Shaheen, who himself is Christian, says his research shows that most American Muslims are Sunni and that they are attracted to Islam by its values of modesty, non-violence and prayer.

"To be extremely modest in the way that you dress so that you are not perceived as a sex object, I think many women like that. The non-violence aspect, of course, which is [also] present in Judaism and Christianity and all the faiths. The praying five times a day. [And] a retreat from the commercialism which is so prevalent. What Islam does is it sort of takes you away from that."

But Shaheen says that even as some Americans embrace Islam for its values of modesty and non-violence, the religion's image as perceived by the larger society is often just the opposite.

He says that the American media, when it reports on Islam among African Americans, tends to focus on its most extreme leaders. Among American Muslim leaders most frequently mentioned in the press is Louis Farrakhan, who has raised tensions with other religious groups by directing inflammatory language against them. Shaheen says this gives rise to a public misconception that American Muslims are extremist, even though he estimates only 20,000 to 30,000 Muslims in America follow what are seen as extremist leaders.

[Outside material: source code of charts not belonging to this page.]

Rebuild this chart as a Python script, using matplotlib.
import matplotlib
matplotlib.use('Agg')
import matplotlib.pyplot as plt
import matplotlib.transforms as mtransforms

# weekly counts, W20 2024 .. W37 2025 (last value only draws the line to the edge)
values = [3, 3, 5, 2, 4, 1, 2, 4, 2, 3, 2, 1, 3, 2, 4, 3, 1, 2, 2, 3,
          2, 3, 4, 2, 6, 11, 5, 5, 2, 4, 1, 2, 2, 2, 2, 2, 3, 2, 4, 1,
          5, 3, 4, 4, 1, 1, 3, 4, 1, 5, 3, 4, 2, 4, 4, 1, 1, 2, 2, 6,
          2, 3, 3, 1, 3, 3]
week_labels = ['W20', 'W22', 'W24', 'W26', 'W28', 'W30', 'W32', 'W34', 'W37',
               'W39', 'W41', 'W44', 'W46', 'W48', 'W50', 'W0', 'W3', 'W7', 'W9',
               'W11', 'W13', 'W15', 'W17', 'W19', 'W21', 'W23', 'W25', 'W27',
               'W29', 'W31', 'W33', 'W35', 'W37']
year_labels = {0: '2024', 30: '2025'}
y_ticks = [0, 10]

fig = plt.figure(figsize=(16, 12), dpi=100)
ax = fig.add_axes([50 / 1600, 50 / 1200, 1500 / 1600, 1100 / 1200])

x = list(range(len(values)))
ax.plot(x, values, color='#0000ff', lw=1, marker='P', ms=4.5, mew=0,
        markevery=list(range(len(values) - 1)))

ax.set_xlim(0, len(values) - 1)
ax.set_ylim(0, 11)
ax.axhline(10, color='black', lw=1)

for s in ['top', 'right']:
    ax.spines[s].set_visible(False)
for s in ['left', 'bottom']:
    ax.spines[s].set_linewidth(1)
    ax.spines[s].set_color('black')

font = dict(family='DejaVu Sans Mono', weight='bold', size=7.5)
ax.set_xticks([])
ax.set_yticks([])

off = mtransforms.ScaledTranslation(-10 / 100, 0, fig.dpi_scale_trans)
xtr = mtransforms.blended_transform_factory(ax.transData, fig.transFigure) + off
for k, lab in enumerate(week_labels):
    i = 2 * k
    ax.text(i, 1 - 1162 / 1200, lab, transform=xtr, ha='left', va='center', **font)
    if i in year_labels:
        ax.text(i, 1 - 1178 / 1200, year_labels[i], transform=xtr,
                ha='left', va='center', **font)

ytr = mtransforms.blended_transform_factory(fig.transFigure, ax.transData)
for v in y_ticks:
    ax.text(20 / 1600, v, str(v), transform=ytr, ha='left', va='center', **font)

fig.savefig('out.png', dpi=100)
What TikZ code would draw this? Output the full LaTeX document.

Shaheen says that how mainstream Americans view Islam internationally is equally beset by misperceptions. One of these misconception is that Islam is a majority Arab religion, when in fact most of Islam's some 1,000 million adherents are outside the Arab world. Another misperception is that Islam is synonymous with violence and terrorism.

Shaheen says that equating Islam with Arab anti-U.S. violence has long been accepted fare in sensationalist action films. He cites as one recent example last year's film "The Siege," in which Arab terrorists seek to blow up New York City.

"I was a consultant on that film working with an Islamic organization trying to convince the producers of that film when they were shooting the film in New York to please not associate violence with Islam. Yet in the film you would see the Muslim villain prays and then kills innocents. And this is prevalent in scores of films."

The film images gain power by their links with international news events. Among these have been plane hijackings by the Palestine Liberation Organization during the 1970s, the seizing of U.S. diplomatic hostages in Tehran in 1979, and most recently the twin bombings of the U.S. embassies in Kenya and Tanzania last year.

The analyst says that the American inter-faith National Council (formerly known as the National Council of Christians and Jews) recently polled Americans and found that almost 50 percent perceive Islam as a religion which embraces terrorism and threatens the United States. Shaheen says that he believes most of the misperception of Islam in America is due to the fact that American Muslims have yet to become a sufficiently established presence in the United States to begin defining by themselves how their religion is seen by the popular culture.

"We need to see American Muslims on television, in films, acting like everybody else and to date we don't. They are invisible. And I think that is part of the problem. They are not part of the cultural mainstream, they are not visible in popular culture and therefore they do not exist."

Shaheen says that a change in how many Americans view Islam will take time but there are already some signs it is beginning to take place.

He says that Islam today is part of academic curricula for the study of religion in almost all universities and is studied seriously by increasing numbers of scholars in fields ranging from comparative religion to international relations.

But Shaheen says that far greater change will come as the American Muslim community itself increases in size in coming decades. He says its members will then be able to provide a commonplace enough example of Islam within American schools to rid the religion of the many misperceptions surrounding it now.